Adweek quoted one exec as saying of the MoveOn.org assistance: “We’re embarrassed.”
But PBS President Paula Kreger disagreed. "When you look at the breadth of people talking about us right now, they aren't all left- or right-wing crazy people,” Kreger told Adweek. “MoveOn is out there, but so are others. It's a stretch to point to them and say, 'See, they're all one.’ It's a polarizing time, and there are some people who look for these opportunities."
With a supporter like MoveOn.org, Congress will certainly defund public media. Someone, except NPR who accepted millions from Soros, should runaway from MoveOn quickly and say that MoveOn and Soros do not reflect public media.
ReplyDeleteOf course, no one will because most pub media outlets support the far left.

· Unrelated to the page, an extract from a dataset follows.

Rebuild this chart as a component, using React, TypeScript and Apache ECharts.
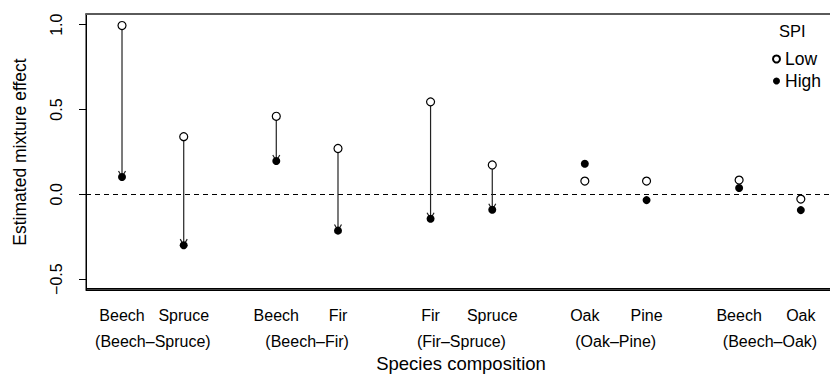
import React, { useEffect, useRef } from "react";
import * as echarts from "echarts";

const species = ["Beech", "Spruce", "Beech", "Fir", "Fir", "Spruce", "Oak", "Pine", "Beech", "Oak"];
const positions = [1, 2, 3.5, 4.5, 6, 7, 8.5, 9.5, 11, 12];
const groups = ["(Beech–Spruce)", "(Beech–Fir)", "(Fir–Spruce)", "(Oak–Pine)", "(Beech–Oak)"];
const groupPositions = [1.5, 4, 6.5, 9, 11.5];
const lowSPI = [0.995, 0.34, 0.46, 0.27, 0.545, 0.173, 0.078, 0.078, 0.084, -0.028];
const highSPI = [0.102, -0.3, 0.196, -0.214, -0.144, -0.091, 0.18, -0.034, 0.037, -0.093];
const hasArrow = [true, true, true, true, true, true, false, false, false, false];
const yTicks = [-0.5, 0, 0.5, 1.0];
const yMin = -0.564;
const yMax = 1.063;
const xMin = 0.4165;
const xMax = 12.57;

const FONT = '"Liberation Sans", Arial, Helvetica, sans-serif';

function nearestLabel(v: number, pos: number[], names: string[]) {
  let best = 0;
  for (let i = 1; i < pos.length; i++) {
    if (Math.abs(pos[i] - v) < Math.abs(pos[best] - v)) best = i;
  }
  return names[best];
}

export default function App() {
  const ref = useRef<HTMLDivElement>(null);
  useEffect(() => {
    document.body.style.margin = "0";
    const chart = echarts.init(ref.current!, null, { renderer: "svg" });
    const arrowData = positions
      .map((p, i) => [p, lowSPI[i], highSPI[i]])
      .filter((_, i) => hasArrow[i]);
    chart.setOption({
      animation: false,
      textStyle: { fontFamily: FONT, color: "#000" },
      grid: {
        left: 86,
        top: 14,
        width: 750,
        height: 276,
        containLabel: false,
        outerBoundsMode: "none",
        show: true,
        borderColor: "#000",
        borderWidth: 1,
        backgroundColor: "transparent",
      },
      title: {
        text: "SPI",
        left: 779,
        top: 22,
        padding: 0,
        textStyle: { fontFamily: FONT, fontSize: 16.5, fontWeight: "normal", color: "#000" },
      },
      legend: {
        orient: "vertical",
        left: 772,
        top: 50,
        padding: 0,
        itemWidth: 7,
        itemHeight: 7,
        itemGap: 4,
        selectedMode: false,
        icon: "circle",
        data: ["Low", "High"],
        textStyle: { fontFamily: FONT, fontSize: 17.5, color: "#000", lineHeight: 17 },
      },
      xAxis: [
        {
          type: "value",
          min: xMin,
          max: xMax,
          position: "bottom",
          axisLine: { show: true, onZero: false, lineStyle: { color: "#000", width: 1 } },
          axisTick: { show: false },
          splitLine: { show: false },
          axisLabel: {
            customValues: positions,
            margin: 17,
            fontSize: 16,
            fontFamily: FONT,
            color: "#000",
            formatter: (v: number) => nearestLabel(v, positions, species),
          },
        },
        {
          type: "value",
          min: xMin,
          max: xMax,
          position: "bottom",
          offset: 26,
          axisLine: { show: false, onZero: false },
          axisTick: { show: false },
          splitLine: { show: false },
          name: "Species composition",
          nameLocation: "middle",
          nameGap: 36,
          nameTextStyle: { fontFamily: FONT, fontSize: 18.5, color: "#000" },
          axisLabel: {
            customValues: groupPositions,
            margin: 17,
            fontSize: 16,
            fontFamily: FONT,
            color: "#000",
            formatter: (v: number) => nearestLabel(v, groupPositions, groups),
          },
        },
        {
          type: "value",
          min: xMin,
          max: xMax,
          position: "top",
          axisLine: { show: true, onZero: false, lineStyle: { color: "#5a5a5a", width: 2 } },
          axisTick: { show: false },
          axisLabel: { show: false },
          splitLine: { show: false },
        },
      ],
      yAxis: {
        type: "value",
        min: yMin,
        max: yMax,
        axisLine: { show: true, onZero: false, lineStyle: { color: "#000", width: 1 } },
        axisTick: { show: true, length: 7, customValues: yTicks, lineStyle: { color: "#000" } },
        splitLine: { show: false },
        axisLabel: {
          customValues: yTicks,
          rotate: 90,
          margin: 22,
          fontSize: 16,
          fontFamily: FONT,
          color: "#000",
          formatter: (v: number) => v.toFixed(1).replace("-", "\u2212"),
        },
        name: "Estimated mixture effect",
        nameLocation: "middle",
        nameRotate: 90,
        nameGap: 57,
        nameTextStyle: { fontFamily: FONT, fontSize: 17.5, color: "#000" },
      },
      series: [
        {
          type: "custom",
          name: "frame",
          silent: true,
          clip: false,
          z: 10,
          data: [[xMin, yMin, xMax]],
          encode: { x: [0, 2], y: 1 },
          renderItem: (params: any, api: any) => {
            const a = api.coord([api.value(0), api.value(1)]);
            const b = api.coord([api.value(2), api.value(1)]);
            return {
              type: "rect",
              shape: { x: a[0], y: a[1] - 2, width: b[0] - a[0], height: 1.5 },
              style: { fill: "#000" },
            };
          },
        },
        {
          type: "custom",
          name: "arrows",
          silent: true,
          z: 2,
          data: arrowData,
          encode: { x: 0, y: [1, 2] },
          renderItem: (params: any, api: any) => {
            const x = api.value(0);
            const a = api.coord([x, api.value(1)]);
            const b = api.coord([x, api.value(2)]);
            const dir = b[1] >= a[1] ? 1 : -1;
            const L = 7;
            const ang = Math.PI / 6;
            const dx = L * Math.sin(ang);
            const dy = L * Math.cos(ang) * dir;
            return {
              type: "group",
              children: [
                {
                  type: "line",
                  shape: { x1: a[0], y1: a[1], x2: b[0], y2: b[1] },
                  style: { stroke: "#222", lineWidth: 1.2 },
                },
                {
                  type: "polyline",
                  shape: { points: [[b[0] - dx, b[1] - dy], [b[0], b[1]], [b[0] + dx, b[1] - dy]] },
                  style: { stroke: "#222", fill: null, lineWidth: 1.2 },
                },
              ],
            };
          },
        },
        {
          type: "scatter",
          name: "Low",
          silent: true,
          z: 3,
          symbol: "circle",
          symbolSize: 8,
          itemStyle: { color: "#fff", borderColor: "#000", borderWidth: 1.2, opacity: 1 },
          data: positions.map((p, i) => [p, lowSPI[i]]),
        },
        {
          type: "scatter",
          name: "High",
          silent: true,
          z: 4,
          symbol: "circle",
          symbolSize: 8,
          itemStyle: { color: "#000", opacity: 1 },
          data: positions.map((p, i) => [p, highSPI[i]]),
          markLine: {
            silent: true,
            symbol: "none",
            label: { show: false },
            z: 1,
            lineStyle: { color: "#000", type: [5, 4], width: 1 },
            data: [{ yAxis: 0 }],
          },
        },
      ],
    });
    return () => chart.dispose();
  }, []);
  return <div ref={ref} style={{ width: 830, height: 374 }} />;
}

Personally, I'm embarrassed that the head of PBS may have referred to MoveOn.org or any of public broadcasting advocates as "left-wing crazy people." Public broadcasting needs all of the support it can get, especially from grassroots, online and community organizers who actually have a track record of success, like MoveOn.org. Members of Congress who claim to care about deficit spending can't pretend to be budget-conscious while they dump public funds into military programs the Pentagon itself is trying to cut, just to keep jobs in their district or please campaign donors. I hope that after public media wins this battle, we'll begin the harder work of advocating for even more investment in public media, comparable to other industrialized democracies.